» **What is expected**:
Carry none of the pictures over; set down the material below exactly.

» **Records provided**:
========================================================================
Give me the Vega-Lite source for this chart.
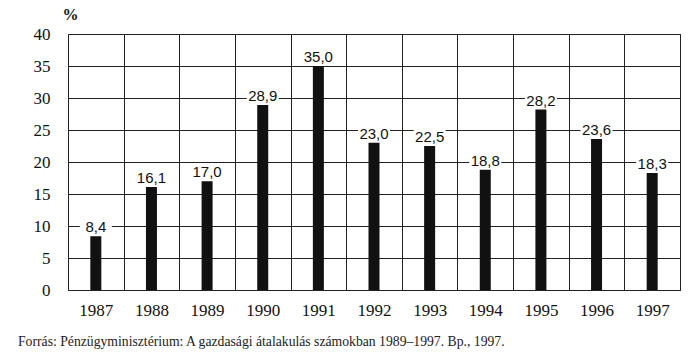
{
  "$schema": "https://vega.github.io/schema/vega-lite/v6.json",
  "autosize": "none",
  "width": 612,
  "height": 256,
  "padding": {"left": 68, "top": 34, "right": 20, "bottom": 70},
  "background": "white",
  "config": {
    "view": {"stroke": "#222", "strokeWidth": 1},
    "font": "Liberation Serif"
  },
  "title": {
    "text": "Forrás: Pénzügyminisztérium: A gazdasági átalakulás számokban 1989–1997. Bp., 1997.",
    "orient": "bottom",
    "anchor": "start",
    "frame": "group",
    "dx": -50,
    "offset": 17,
    "font": "Liberation Serif",
    "fontSize": 13.7,
    "fontWeight": "normal",
    "color": "#222"
  },
  "data": {
    "values": [
      {"year": "1987", "value": 8.4, "label": "8,4"},
      {"year": "1988", "value": 16.1, "label": "16,1"},
      {"year": "1989", "value": 17.0, "label": "17,0"},
      {"year": "1990", "value": 28.9, "label": "28,9"},
      {"year": "1991", "value": 35.0, "label": "35,0"},
      {"year": "1992", "value": 23.0, "label": "23,0"},
      {"year": "1993", "value": 22.5, "label": "22,5"},
      {"year": "1994", "value": 18.8, "label": "18,8"},
      {"year": "1995", "value": 28.2, "label": "28,2"},
      {"year": "1996", "value": 23.6, "label": "23,6"},
      {"year": "1997", "value": 18.3, "label": "18,3"}
    ]
  },
  "encoding": {
    "x": {
      "field": "year",
      "type": "ordinal",
      "scale": {"paddingInner": 0, "paddingOuter": 0},
      "axis": {
        "title": null,
        "labelAngle": 0,
        "labelFont": "Liberation Serif",
        "labelFontSize": 17,
        "labelColor": "#111",
        "labelPadding": 12,
        "ticks": false,
        "domain": false,
        "grid": true,
        "gridColor": "#222",
        "gridOpacity": 1,
        "gridWidth": 1,
        "tickBand": "extent"
      }
    },
    "y": {
      "field": "value",
      "type": "quantitative",
      "scale": {"domain": [0, 40], "nice": false},
      "axis": {
        "title": "%",
        "titleAngle": 0,
        "titleX": -6,
        "titleY": -12,
        "titleAlign": "left",
        "titleFont": "Liberation Serif",
        "titleFontSize": 16,
        "titleFontWeight": "bold",
        "titleColor": "#111",
        "values": [0, 5, 10, 15, 20, 25, 30, 35, 40],
        "labelOverlap": false,
        "labelFont": "Liberation Serif",
        "labelFontSize": 17,
        "labelColor": "#111",
        "labelPadding": 18,
        "ticks": false,
        "domain": false,
        "grid": true,
        "gridColor": "#222",
        "gridOpacity": 1,
        "gridWidth": 1
      }
    }
  },
  "layer": [
    {
      "mark": {"type": "bar", "color": "#111", "width": 11}
    },
    {
      "mark": {"type": "bar", "color": "white", "width": 32, "yOffset": -2, "y2Offset": -16},
      "encoding": {
        "y2": {"field": "value"}
      }
    },
    {
      "mark": {"type": "text", "font": "Liberation Sans", "fontSize": 15, "color": "#111", "baseline": "alphabetic", "dy": -4},
      "encoding": {
        "text": {"field": "label"}
      }
    }
  ]
}
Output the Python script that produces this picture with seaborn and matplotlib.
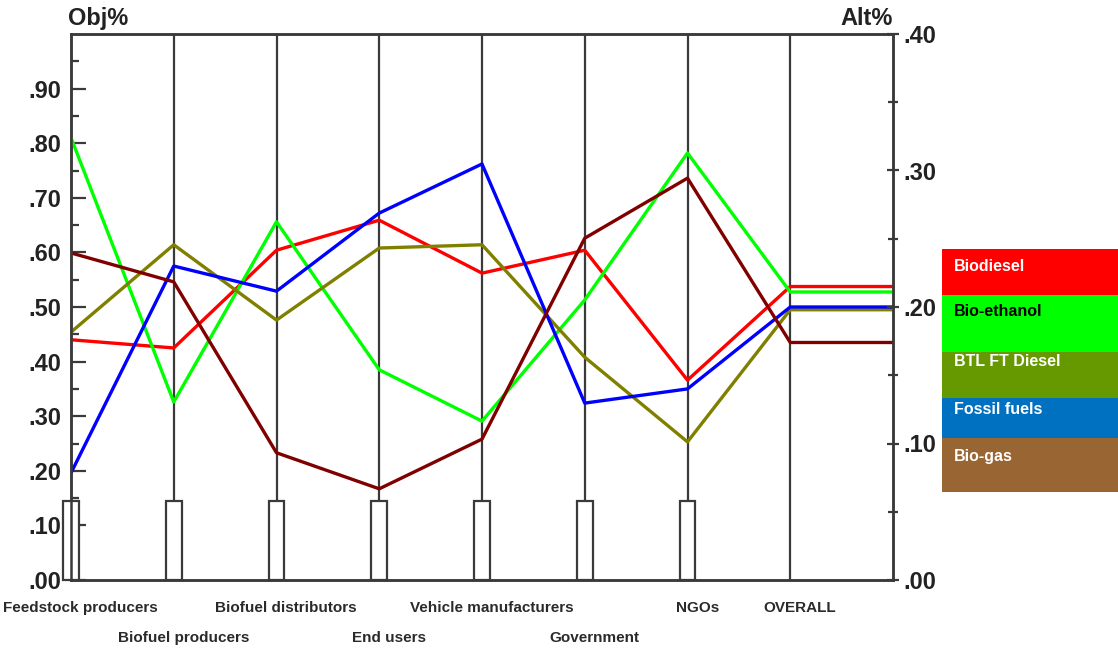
========================================================================
» **Correct output**:
Give me the Vega-Lite source for this chart.
{
  "$schema": "https://vega.github.io/schema/vega-lite/v6.json",
  "autosize": "none",
  "width": 612,
  "height": 256,
  "padding": {"left": 68, "top": 34, "right": 20, "bottom": 70},
  "background": "white",
  "config": {
    "view": {"stroke": "#222", "strokeWidth": 1},
    "font": "Liberation Serif"
  },
  "title": {
    "text": "Forrás: Pénzügyminisztérium: A gazdasági átalakulás számokban 1989–1997. Bp., 1997.",
    "orient": "bottom",
    "anchor": "start",
    "frame": "group",
    "dx": -50,
    "offset": 17,
    "font": "Liberation Serif",
    "fontSize": 13.7,
    "fontWeight": "normal",
    "color": "#222"
  },
  "data": {
    "values": [
      {"year": "1987", "value": 8.4, "label": "8,4"},
      {"year": "1988", "value": 16.1, "label": "16,1"},
      {"year": "1989", "value": 17.0, "label": "17,0"},
      {"year": "1990", "value": 28.9, "label": "28,9"},
      {"year": "1991", "value": 35.0, "label": "35,0"},
      {"year": "1992", "value": 23.0, "label": "23,0"},
      {"year": "1993", "value": 22.5, "label": "22,5"},
      {"year": "1994", "value": 18.8, "label": "18,8"},
      {"year": "1995", "value": 28.2, "label": "28,2"},
      {"year": "1996", "value": 23.6, "label": "23,6"},
      {"year": "1997", "value": 18.3, "label": "18,3"}
    ]
  },
  "encoding": {
    "x": {
      "field": "year",
      "type": "ordinal",
      "scale": {"paddingInner": 0, "paddingOuter": 0},
      "axis": {
        "title": null,
        "labelAngle": 0,
        "labelFont": "Liberation Serif",
        "labelFontSize": 17,
        "labelColor": "#111",
        "labelPadding": 12,
        "ticks": false,
        "domain": false,
        "grid": true,
        "gridColor": "#222",
        "gridOpacity": 1,
        "gridWidth": 1,
        "tickBand": "extent"
      }
    },
    "y": {
      "field": "value",
      "type": "quantitative",
      "scale": {"domain": [0, 40], "nice": false},
      "axis": {
        "title": "%",
        "titleAngle": 0,
        "titleX": -6,
        "titleY": -12,
        "titleAlign": "left",
        "titleFont": "Liberation Serif",
        "titleFontSize": 16,
        "titleFontWeight": "bold",
        "titleColor": "#111",
        "values": [0, 5, 10, 15, 20, 25, 30, 35, 40],
        "labelOverlap": false,
        "labelFont": "Liberation Serif",
        "labelFontSize": 17,
        "labelColor": "#111",
        "labelPadding": 18,
        "ticks": false,
        "domain": false,
        "grid": true,
        "gridColor": "#222",
        "gridOpacity": 1,
        "gridWidth": 1
      }
    }
  },
  "layer": [
    {
      "mark": {"type": "bar", "color": "#111", "width": 11}
    },
    {
      "mark": {"type": "bar", "color": "white", "width": 32, "yOffset": -2, "y2Offset": -16},
      "encoding": {
        "y2": {"field": "value"}
      }
    },
    {
      "mark": {"type": "text", "font": "Liberation Sans", "fontSize": 15, "color": "#111", "baseline": "alphabetic", "dy": -4},
      "encoding": {
        "text": {"field": "label"}
      }
    }
  ]
}
Output the Python script that produces this picture with seaborn and matplotlib.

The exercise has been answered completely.